The care and feeding of reloading dies

3 mins read

I got the reloading dies on the right in the mail as part of a mismatched lot I found on ebay. So since they’re a little gunky, missing some pieces, etc., I figured it might be a good time for a post on cleaning and restoring reloading dies.
Whether it’s bullet lube or case lube or dust or rust, reloading dies get filled with junk. They get bent parts, they lose pieces, they get plugged up and stuff gets stuck in them. Dirty dies are not only harder to work with, they can damage your brass and reduce shooting performance.
So here’s a step-by-step on getting those dies back to tip top shape.
1. Take inventory. Disassemble the die and check for broken or missing parts. Is the rod bent or rusty? Is its bottom twisted or crushed where the pin enters it? Does the ball have any gouges or pits in it? Are the rings missing that little internal doohickie* that goes behind the screw?
2. Drop everything except the pins into a sonic cleaner for 2-3 minutes.** There’s no need to use ultrasonic cleaning fluid. Water with a bit of laundry detergent will work just fine. The idea is not to clean the die as much as it is to loosen the junk that has attached itself in nooks and crannies. If you don’t have a cleaner, that’s fine. But it does make the next step easier.

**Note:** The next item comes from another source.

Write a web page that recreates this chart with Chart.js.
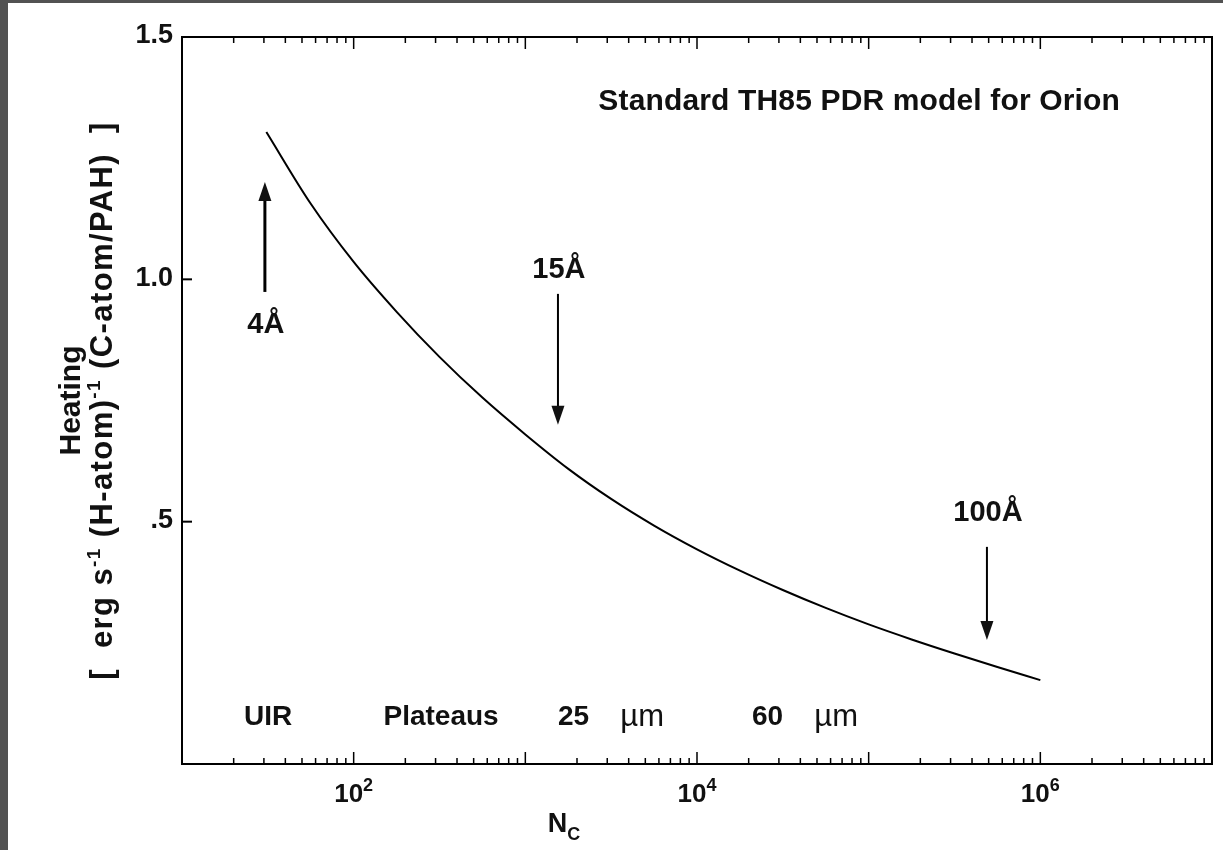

3. Scrub the top, bottom, and sides of the die with a wire brush. I spray the die down with Birchwood Casey Barricade and attack it with a steel grill brush. Others claim that brake cleaner dissolves the gunk. Scrub it up and down and diagonally, making sure to get all the rust and junk out of the grooves. Don’t forget to scrub the rings and anything else with threads as well. Get all the gunk out of the seater plug, using a toothpick or even a tiny screwdriver if stuff is really packed in there.
4. Clean out the vent hole. Many dies, especially rifle sizer dies, have a hole in the side that allows air to escape when you press the die down on to your brass. It tends to get plugged up with lube and dirt, which can damage your brass if excess air pressure cannot escape the die. Stick a toothpick in there and scrape everything out of the hole.
5. Clean the die’s interior. The easiest way to do this is to stick a soft cloth through bottom to top and run it back and forth until it comes out clean. I then push a dry rag in as far as it will go and turn the die on it until it squeaks. When you look into the die, there should be no blobs or scrapes or discolorations in the interior. Tuf-Cloth by Sentry Solutions works absolutely great for finishing this job because the non-oil coating it leaves behind prevents rust and won’t attract dust. Some people use gun patches, q-tips, and the like. Just be careful what you stick in there! Dies are made of hardened steel, but even a small scrape on this polished surface can ruin one.
6. Polish the expander ball or plug. Give pieces that must slide smoothly into the brass a good once-over with steel wool to remove any burrs or rough edges. On expander balls, you only need to polish the widest ‘ring’ on the ball, as that’s the only part that will actually come in contact with your brass.
My, aren't we shiny?
7. Rust-proof everything. Once you have stripped them of oils and waxes, dies are ripe for rust – especially if you box them up and put them out in the barn for next season. Spray everything down with a good rustproof barrier, making sure you get the threads of the rod or seater plug, and under the ball. I hit the whole die again with Barricade, but any anti-rust gun spray*** ought to work fine. There’s no need to spray inside the die if you used Tuf-Cloth, but you do want to make sure all the other parts are covered.
8. Reassemble and reinspect. Now the dies are ready for use or storage, and you won’t have a nasty surprise next time you take them out of the box.
A good set of dies should last just about forever. The die on the right, an RCBS seater in 222 Rem Mag, is 35 years old. With a good cleaning, it’s as functional as the day it was made. The Wells sizer die on the left is even older, and though it needed some replacement parts it is as ready to size brass as it ever was. Reloading dies seldom wear out from use, instead they fall prey to neglect, rust, and misuse. But take care of them and they will last you a lifetime, which hopefully will be a long, long time.
* I have no idea what it’s called. I just know I have fewer of them than I have ring screws.
** But no longer for matte-finish dies like RCBS or Hollywood. Too much time in the cleaner can discolor them.
*** Some folks swear by gun oil, and it probably protects from rust just fine. The tradeoff is that it collects dust like crazy.

El Borak is an historian by training, an IT Director by vocation, and a writer when the mood strikes him. He lives in rural Kansas with his wife of thirty years, where he works to fix the little things.